> _The task_: Quote exactly the lines from the line containing "Output the Python" to the line containing "97.5, 99.0, 100]", both lines included, please, and nothing more.

> _Source records_:
BEGIN

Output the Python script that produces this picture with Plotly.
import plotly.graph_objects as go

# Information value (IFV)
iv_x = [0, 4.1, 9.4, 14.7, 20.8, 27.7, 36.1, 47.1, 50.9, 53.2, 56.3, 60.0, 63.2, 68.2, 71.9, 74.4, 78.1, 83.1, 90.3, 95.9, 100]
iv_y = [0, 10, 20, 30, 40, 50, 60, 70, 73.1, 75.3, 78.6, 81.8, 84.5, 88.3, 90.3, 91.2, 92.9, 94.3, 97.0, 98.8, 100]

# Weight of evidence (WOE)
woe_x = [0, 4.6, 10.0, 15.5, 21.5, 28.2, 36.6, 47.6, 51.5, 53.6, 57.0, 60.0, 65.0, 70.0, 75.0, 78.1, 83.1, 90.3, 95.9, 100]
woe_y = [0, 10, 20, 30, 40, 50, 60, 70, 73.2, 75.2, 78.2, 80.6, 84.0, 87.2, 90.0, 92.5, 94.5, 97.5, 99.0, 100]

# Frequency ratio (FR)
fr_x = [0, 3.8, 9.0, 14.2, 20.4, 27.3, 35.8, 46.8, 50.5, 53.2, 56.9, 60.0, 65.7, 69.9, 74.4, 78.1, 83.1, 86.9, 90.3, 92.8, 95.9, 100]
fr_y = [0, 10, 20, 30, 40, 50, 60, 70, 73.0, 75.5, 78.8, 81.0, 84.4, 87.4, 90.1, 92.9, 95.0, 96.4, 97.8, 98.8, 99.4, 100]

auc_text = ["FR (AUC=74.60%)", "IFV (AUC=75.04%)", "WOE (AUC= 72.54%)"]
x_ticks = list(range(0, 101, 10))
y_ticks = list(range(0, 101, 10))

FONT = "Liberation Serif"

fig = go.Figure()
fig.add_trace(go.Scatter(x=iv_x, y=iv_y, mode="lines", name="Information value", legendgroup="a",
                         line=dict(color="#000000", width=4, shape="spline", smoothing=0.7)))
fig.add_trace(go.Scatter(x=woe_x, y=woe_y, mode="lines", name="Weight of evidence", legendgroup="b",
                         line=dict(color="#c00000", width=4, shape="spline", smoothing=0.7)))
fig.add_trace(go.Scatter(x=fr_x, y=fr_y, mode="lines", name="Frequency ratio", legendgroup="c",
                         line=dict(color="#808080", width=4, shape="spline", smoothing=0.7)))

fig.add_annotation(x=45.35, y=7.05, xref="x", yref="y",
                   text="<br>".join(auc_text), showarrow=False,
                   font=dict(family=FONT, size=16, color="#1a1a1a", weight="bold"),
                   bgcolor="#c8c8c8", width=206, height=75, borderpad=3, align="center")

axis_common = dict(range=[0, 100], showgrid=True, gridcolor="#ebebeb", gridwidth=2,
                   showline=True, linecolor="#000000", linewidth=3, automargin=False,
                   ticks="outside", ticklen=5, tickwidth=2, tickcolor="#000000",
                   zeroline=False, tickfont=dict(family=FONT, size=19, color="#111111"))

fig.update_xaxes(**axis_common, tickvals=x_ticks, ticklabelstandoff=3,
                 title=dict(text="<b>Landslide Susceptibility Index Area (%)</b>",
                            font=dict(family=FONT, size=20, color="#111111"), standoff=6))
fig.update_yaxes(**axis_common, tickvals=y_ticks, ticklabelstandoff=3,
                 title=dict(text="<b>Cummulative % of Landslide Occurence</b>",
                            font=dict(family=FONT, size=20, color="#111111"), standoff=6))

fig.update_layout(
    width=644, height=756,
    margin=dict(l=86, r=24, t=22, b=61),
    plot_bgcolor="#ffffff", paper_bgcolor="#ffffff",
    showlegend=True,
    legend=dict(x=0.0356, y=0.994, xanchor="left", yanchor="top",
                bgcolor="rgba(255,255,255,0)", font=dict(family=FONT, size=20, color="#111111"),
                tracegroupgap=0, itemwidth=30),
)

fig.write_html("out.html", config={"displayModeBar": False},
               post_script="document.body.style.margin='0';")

END
BEGIN

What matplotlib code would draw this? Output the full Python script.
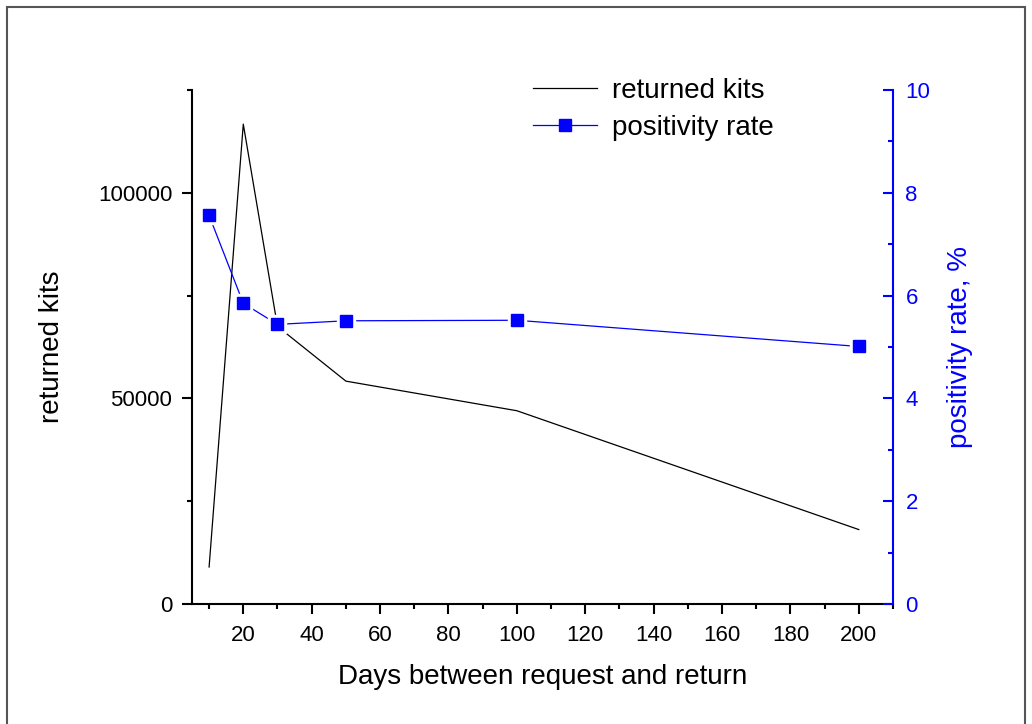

END
BEGIN

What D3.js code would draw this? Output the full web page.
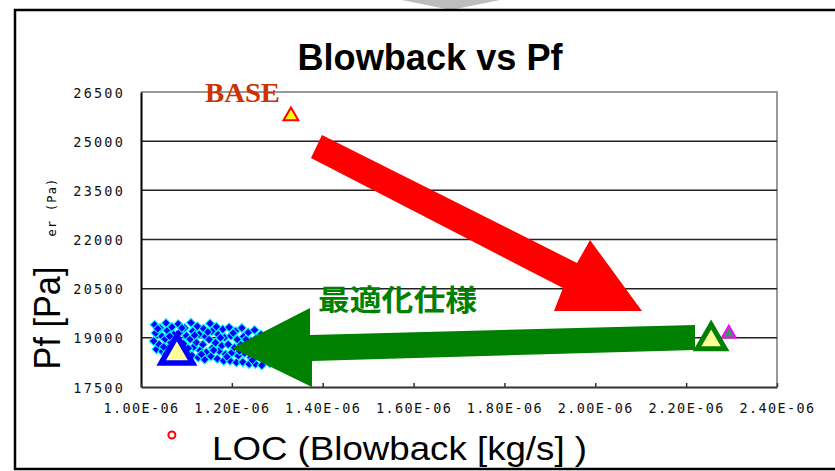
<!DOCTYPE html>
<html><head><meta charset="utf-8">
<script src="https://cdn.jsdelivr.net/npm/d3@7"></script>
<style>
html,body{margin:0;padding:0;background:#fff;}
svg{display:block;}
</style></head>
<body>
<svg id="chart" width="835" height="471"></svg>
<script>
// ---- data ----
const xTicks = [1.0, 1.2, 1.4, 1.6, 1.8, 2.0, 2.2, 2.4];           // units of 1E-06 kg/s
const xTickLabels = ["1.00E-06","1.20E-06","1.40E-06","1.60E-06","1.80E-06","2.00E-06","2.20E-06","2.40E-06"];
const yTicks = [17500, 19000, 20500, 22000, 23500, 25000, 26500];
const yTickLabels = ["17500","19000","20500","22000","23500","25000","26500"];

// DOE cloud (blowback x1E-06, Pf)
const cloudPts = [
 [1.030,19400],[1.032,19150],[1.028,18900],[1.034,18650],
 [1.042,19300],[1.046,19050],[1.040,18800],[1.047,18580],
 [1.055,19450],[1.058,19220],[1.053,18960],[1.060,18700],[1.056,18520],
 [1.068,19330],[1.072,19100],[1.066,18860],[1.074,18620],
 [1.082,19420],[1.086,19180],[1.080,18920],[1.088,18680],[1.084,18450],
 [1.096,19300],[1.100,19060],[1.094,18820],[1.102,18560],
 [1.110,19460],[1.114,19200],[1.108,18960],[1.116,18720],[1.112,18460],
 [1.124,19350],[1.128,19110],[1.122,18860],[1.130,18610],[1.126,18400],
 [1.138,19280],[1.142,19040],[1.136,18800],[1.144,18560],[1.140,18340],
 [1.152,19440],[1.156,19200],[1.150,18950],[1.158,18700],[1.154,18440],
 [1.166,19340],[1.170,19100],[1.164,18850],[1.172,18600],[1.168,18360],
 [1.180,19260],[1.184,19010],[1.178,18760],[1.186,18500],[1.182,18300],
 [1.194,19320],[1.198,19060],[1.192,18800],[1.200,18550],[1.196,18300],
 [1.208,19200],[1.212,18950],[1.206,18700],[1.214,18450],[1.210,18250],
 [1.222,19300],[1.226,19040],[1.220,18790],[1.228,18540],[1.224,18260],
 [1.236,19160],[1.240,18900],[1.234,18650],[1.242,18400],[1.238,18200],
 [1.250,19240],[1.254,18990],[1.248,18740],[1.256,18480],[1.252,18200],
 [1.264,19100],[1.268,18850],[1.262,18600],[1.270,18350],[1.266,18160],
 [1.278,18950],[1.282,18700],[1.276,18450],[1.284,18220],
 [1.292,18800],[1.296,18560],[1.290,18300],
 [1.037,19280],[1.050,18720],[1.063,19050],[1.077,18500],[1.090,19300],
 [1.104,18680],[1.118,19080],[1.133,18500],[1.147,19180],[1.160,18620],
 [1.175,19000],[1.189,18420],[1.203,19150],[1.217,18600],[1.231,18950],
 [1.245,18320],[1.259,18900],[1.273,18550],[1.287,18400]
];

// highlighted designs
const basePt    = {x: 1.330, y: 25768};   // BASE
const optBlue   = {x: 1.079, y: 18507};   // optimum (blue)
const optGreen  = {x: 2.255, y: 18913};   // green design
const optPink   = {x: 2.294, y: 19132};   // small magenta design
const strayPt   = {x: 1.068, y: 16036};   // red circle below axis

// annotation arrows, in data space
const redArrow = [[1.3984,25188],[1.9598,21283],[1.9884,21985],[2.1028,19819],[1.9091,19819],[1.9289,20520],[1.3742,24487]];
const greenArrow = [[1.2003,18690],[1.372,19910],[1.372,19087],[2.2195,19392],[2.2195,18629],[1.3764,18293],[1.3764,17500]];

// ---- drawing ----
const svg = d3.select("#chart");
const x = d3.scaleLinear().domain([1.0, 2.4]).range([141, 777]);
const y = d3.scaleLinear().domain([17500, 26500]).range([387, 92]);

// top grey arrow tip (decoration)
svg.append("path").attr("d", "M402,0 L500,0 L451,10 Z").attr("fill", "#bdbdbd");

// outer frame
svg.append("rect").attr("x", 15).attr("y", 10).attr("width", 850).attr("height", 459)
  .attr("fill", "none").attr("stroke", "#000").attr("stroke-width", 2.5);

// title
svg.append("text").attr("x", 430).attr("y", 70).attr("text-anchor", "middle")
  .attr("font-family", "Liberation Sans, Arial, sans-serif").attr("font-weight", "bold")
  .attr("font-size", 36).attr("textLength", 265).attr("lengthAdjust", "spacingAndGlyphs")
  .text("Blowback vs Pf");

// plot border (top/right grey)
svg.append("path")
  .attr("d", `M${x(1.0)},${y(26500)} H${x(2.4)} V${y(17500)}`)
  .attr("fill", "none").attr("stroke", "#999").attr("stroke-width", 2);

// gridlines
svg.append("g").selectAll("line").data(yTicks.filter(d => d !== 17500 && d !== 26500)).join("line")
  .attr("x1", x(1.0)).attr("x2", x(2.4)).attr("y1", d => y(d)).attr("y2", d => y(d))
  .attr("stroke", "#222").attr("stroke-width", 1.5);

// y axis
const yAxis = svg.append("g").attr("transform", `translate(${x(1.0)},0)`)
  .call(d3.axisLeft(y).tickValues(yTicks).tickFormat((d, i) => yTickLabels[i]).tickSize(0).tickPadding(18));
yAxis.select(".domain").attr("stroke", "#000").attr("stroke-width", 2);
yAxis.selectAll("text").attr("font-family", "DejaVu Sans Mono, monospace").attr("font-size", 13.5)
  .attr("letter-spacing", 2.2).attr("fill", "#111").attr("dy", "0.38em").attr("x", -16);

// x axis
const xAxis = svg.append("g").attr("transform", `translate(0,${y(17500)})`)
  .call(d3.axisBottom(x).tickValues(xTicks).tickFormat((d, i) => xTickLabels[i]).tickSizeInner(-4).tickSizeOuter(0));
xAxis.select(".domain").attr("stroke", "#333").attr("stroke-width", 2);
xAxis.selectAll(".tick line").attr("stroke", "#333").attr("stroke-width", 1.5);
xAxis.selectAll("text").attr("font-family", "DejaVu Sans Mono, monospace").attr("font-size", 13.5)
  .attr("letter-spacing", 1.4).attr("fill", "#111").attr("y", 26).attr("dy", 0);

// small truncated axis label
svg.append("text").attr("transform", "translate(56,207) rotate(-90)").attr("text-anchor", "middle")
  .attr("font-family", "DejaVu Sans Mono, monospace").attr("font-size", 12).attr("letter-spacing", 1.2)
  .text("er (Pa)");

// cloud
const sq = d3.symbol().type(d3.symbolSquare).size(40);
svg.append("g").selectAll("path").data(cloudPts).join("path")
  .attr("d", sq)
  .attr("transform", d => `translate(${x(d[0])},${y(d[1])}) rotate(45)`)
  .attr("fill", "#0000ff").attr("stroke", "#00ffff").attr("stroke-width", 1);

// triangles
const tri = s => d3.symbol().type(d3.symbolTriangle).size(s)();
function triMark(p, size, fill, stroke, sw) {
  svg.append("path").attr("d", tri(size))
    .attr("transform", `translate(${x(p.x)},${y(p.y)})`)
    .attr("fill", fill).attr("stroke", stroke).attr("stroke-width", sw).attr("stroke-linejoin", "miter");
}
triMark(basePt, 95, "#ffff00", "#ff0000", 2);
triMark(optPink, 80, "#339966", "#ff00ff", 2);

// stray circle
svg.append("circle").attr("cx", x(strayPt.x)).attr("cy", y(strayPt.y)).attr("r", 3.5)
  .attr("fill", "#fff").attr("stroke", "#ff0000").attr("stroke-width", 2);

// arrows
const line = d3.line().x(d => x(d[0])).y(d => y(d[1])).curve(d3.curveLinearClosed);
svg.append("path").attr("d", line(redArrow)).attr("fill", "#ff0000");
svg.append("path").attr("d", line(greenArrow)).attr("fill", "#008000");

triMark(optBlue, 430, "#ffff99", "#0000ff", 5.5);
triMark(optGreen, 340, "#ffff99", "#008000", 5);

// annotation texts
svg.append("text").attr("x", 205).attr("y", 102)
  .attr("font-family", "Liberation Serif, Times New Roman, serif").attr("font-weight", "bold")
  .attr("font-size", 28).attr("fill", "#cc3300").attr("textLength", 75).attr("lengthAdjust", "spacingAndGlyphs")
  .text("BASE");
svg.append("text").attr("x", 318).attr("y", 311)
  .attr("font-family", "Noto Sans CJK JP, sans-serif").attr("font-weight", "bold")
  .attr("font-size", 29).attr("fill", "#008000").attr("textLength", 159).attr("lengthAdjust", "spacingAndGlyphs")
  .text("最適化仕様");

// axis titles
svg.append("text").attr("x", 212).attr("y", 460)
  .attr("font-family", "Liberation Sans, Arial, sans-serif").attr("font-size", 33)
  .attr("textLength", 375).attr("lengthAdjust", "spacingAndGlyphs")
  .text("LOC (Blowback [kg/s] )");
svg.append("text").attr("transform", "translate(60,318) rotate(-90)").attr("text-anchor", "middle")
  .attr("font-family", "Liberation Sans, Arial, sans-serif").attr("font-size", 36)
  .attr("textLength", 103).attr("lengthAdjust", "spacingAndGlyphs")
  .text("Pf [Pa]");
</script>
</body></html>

END

> _Full response_:
Output the Python script that produces this picture with Plotly.
import plotly.graph_objects as go

# Information value (IFV)
iv_x = [0, 4.1, 9.4, 14.7, 20.8, 27.7, 36.1, 47.1, 50.9, 53.2, 56.3, 60.0, 63.2, 68.2, 71.9, 74.4, 78.1, 83.1, 90.3, 95.9, 100]
iv_y = [0, 10, 20, 30, 40, 50, 60, 70, 73.1, 75.3, 78.6, 81.8, 84.5, 88.3, 90.3, 91.2, 92.9, 94.3, 97.0, 98.8, 100]

# Weight of evidence (WOE)
woe_x = [0, 4.6, 10.0, 15.5, 21.5, 28.2, 36.6, 47.6, 51.5, 53.6, 57.0, 60.0, 65.0, 70.0, 75.0, 78.1, 83.1, 90.3, 95.9, 100]
woe_y = [0, 10, 20, 30, 40, 50, 60, 70, 73.2, 75.2, 78.2, 80.6, 84.0, 87.2, 90.0, 92.5, 94.5, 97.5, 99.0, 100]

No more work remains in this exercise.